Dissent: Ruling conflicts with precedent invalidating teacher-led prayers
Justice Sonia Sotomayor wrote the dissent, illustrated with pictures of players joining coach Kennedy on the field as he prayed, which was joined by Justices Stephen Breyer and Elena Kagan.
Sotomayor believed the decision ran counter to the line of cases that began when Engel v. Vitale, 370 U.S. 421 (1962), invalidated teacher-led prayer in public schools. Whereas the majority characterized Kennedy’s prayers as private, she thought that they were very public and that Kennedy had encouraged others to join, some of whom may have felt an element of coercion to do so.
Sotomayor was particularly concerned about Gorsuch’s substitution of a history and tradition test for the Lemon Test.
She believed that Kennedy’s demonstrative prayers had drawn him away from his responsibilities and that controversies over his activities had created a hostile atmosphere for those who might have refused to join. Whereas the majority had stressed the manner in which the coach had desisted from other religious activities, Sotomayor believed that reasonable observers would view his public prayers on the field as a continuation of such practices. His prayer was thus an attempt “to incorporate a public communicative display of the employee’s personal religious beliefs into a school event, where that display is recognizable as part of a longstanding practice of the employee ministering religion to students as the public watched.”

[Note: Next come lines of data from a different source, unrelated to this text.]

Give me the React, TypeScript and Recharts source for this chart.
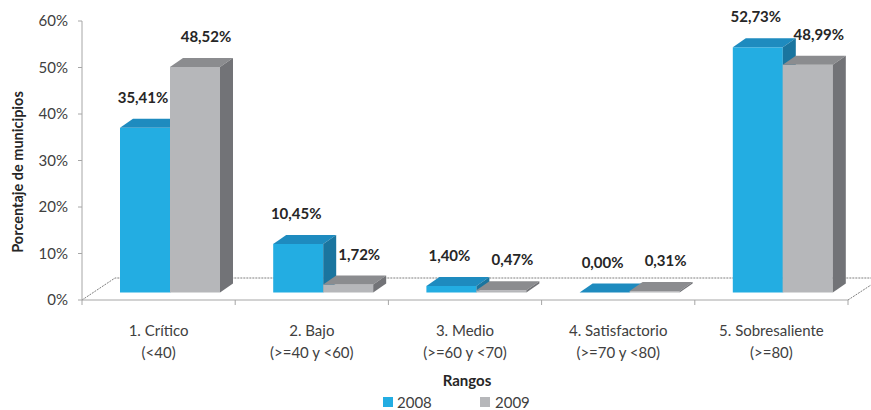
import { BarChart, Bar, XAxis, YAxis, LabelList, Customized } from "recharts";

const categories = ["1. Crítico", "2. Bajo", "3. Medio", "4. Satisfactorio", "5. Sobresaliente"];
const ranges = ["(<40)", "(>=40 y <60)", "(>=60 y <70)", "(>=70 y <80)", "(>=80)"];
const values2008 = [35.41, 10.45, 1.4, 0.0, 52.73];
const values2009 = [48.52, 1.72, 0.47, 0.31, 48.99];
const yTicks = [0, 10, 20, 30, 40, 50, 60];

const data = categories.map((cat, i) => ({
  cat,
  y2008: values2008[i],
  y2009: values2009[i],
}));

const W = 871;
const H = 410;
const PLOT_LEFT = 82;
const PLOT_RIGHT = 848;
const PLOT_TOP = 21;
const PLOT_BOTTOM = 300;
const BAND = (PLOT_RIGHT - PLOT_LEFT) / categories.length;

// 3d offsets
const SHIFT_X = 11;
const SHIFT_Y = -7.5;
const DEPTH_X = 13;
const DEPTH_Y = 9;

const axisColor = "#a6a6a6";
const textColor = "#404040";

const blue = { front: "#23ade2", top: "#1e8bbf", side: "#1a759f" };
const gray = { front: "#b6b7ba", top: "#8b8c8f", side: "#727377" };

const fmt = (v: number) => v.toFixed(2).replace(".", ",") + "%";

const make3dBar = (c: { front: string; top: string; side: string }) => (props: any) => {
  const { x, y, width, height } = props;
  const fx = x + SHIFT_X;
  const fy = y + SHIFT_Y;
  const h = Math.max(height, 0);
  return (
    <g>
      <rect x={fx} y={fy} width={width} height={h} fill={c.front} />
      <polygon
        points={`${fx},${fy} ${fx + DEPTH_X},${fy - DEPTH_Y} ${fx + width + DEPTH_X},${fy - DEPTH_Y} ${fx + width},${fy}`}
        fill={c.top}
      />
      <polygon
        points={`${fx + width},${fy} ${fx + width + DEPTH_X},${fy - DEPTH_Y} ${fx + width + DEPTH_X},${fy + h - DEPTH_Y} ${fx + width},${fy + h}`}
        fill={c.side}
      />
    </g>
  );
};

const makeLabel = (dx: number) => (props: any) => {
  const { x, y, width, value } = props;
  return (
    <text
      x={x + width / 2 + SHIFT_X + dx}
      y={y + SHIFT_Y - 30 + 5}
      textAnchor="middle"
      fontSize={15}
      fontWeight="bold"
      fill="#262626"
    >
      {fmt(value)}
    </text>
  );
};

const CategoryTick = ({ x, payload }: any) => {
  const i = categories.indexOf(payload.value);
  return (
    <g>
      <line x1={x - BAND / 2} x2={x - BAND / 2} y1={PLOT_BOTTOM} y2={PLOT_BOTTOM + 5} stroke={axisColor} />
      {i === categories.length - 1 && (
        <line x1={x + BAND / 2} x2={x + BAND / 2} y1={PLOT_BOTTOM} y2={PLOT_BOTTOM + 5} stroke={axisColor} />
      )}
      <text x={x} y={PLOT_BOTTOM + 36} textAnchor="middle" fontSize={15} fill={textColor}>
        {payload.value}
      </text>
      <text x={x} y={PLOT_BOTTOM + 58} textAnchor="middle" fontSize={15} fill={textColor}>
        {ranges[i]}
      </text>
    </g>
  );
};

const Floor = () => (
  <g>
    <polyline
      points={`${PLOT_LEFT},${PLOT_BOTTOM} ${PLOT_LEFT + 33},${PLOT_BOTTOM - 22} ${W},${PLOT_BOTTOM - 22}`}
      fill="none"
      stroke="#7f7f7f"
      strokeDasharray="2 1"
    />
    <line x1={PLOT_RIGHT} y1={PLOT_BOTTOM} x2={W} y2={PLOT_BOTTOM - 15} stroke="#7f7f7f" strokeDasharray="2 1" />
  </g>
);

const Extras = () => (
  <g>
    <text
      x={0}
      y={0}
      transform="translate(23 172) rotate(-90)"
      textAnchor="middle"
      fontSize={14.5}
      fontWeight="bold"
      fill="#262626"
    >
      Porcentaje de municipios
    </text>
    <text x={467} y={386} textAnchor="middle" fontSize={15} fontWeight="bold" fill="#262626">
      Rangos
    </text>
    <rect x={383} y={397} width={10} height={10} fill={blue.front} />
    <text x={397} y={408} fontSize={15} fill={textColor}>2008</text>
    <rect x={480} y={397} width={10} height={10} fill={gray.front} />
    <text x={495} y={408} fontSize={15} fill={textColor}>2009</text>
  </g>
);

export default function App() {
  return (
    <div style={{ position: "absolute", left: 0, top: 0, width: W, height: H, background: "#fff", fontFamily: "Lato, sans-serif" }}>
      <BarChart
        width={W}
        height={H}
        data={data}
        margin={{ top: PLOT_TOP, right: W - PLOT_RIGHT, bottom: 50, left: 22 }}
        barSize={50}
        barGap={0}
      >
        <Customized component={Floor} />
        <XAxis
          dataKey="cat"
          height={60}
          stroke={axisColor}
          tickLine={false}
          interval={0}
          tick={<CategoryTick />}
        />
        <YAxis
          width={60}
          domain={[0, 60]}
          ticks={yTicks}
          tickFormatter={(v: number) => `${v}%`}
          stroke={axisColor}
          tickSize={4}
          tickMargin={10}
          tick={{ fill: textColor, fontSize: 15 }}
        />
        <Bar dataKey="y2008" isAnimationActive={false} shape={make3dBar(blue)}>
          <LabelList dataKey="y2008" content={makeLabel(-2)} />
        </Bar>
        <Bar dataKey="y2009" isAnimationActive={false} shape={make3dBar(gray)}>
          <LabelList dataKey="y2009" content={makeLabel(11)} />
        </Bar>
        <Customized component={Extras} />
      </BarChart>
    </div>
  );
}
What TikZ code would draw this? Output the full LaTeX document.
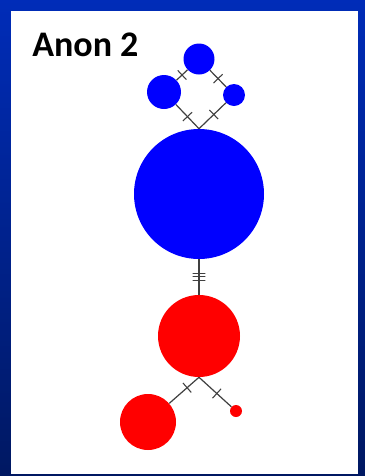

Players would feel coerced into joining coach-led prayer, Sotomayor wrote
Sotomayor believed that the action violated the principle of governmental neutrality in religious matters, and that such violations were more dangerous in public school settings than elsewhere. She was particularly concerned about the possibility of indirect coercion in this context.
She pointed out that constitutional rights are not absolute and believed that there was sometimes implicit tension between the establishment and free exercise clauses. She concluded that the majority decision “elevates the religious rights of a school official, who voluntarily accepted public employment and the limits that public employment entails, over those of his students, who are required to attend school and who this Court has long recognized are particularly vulnerable and deserving of protection.”
This article was published June 27 2022. John Vile is a professor of political science and dean of the Honors College at Middle Tennessee State University. He is co-editor of the Encyclopedia of the First Amendment.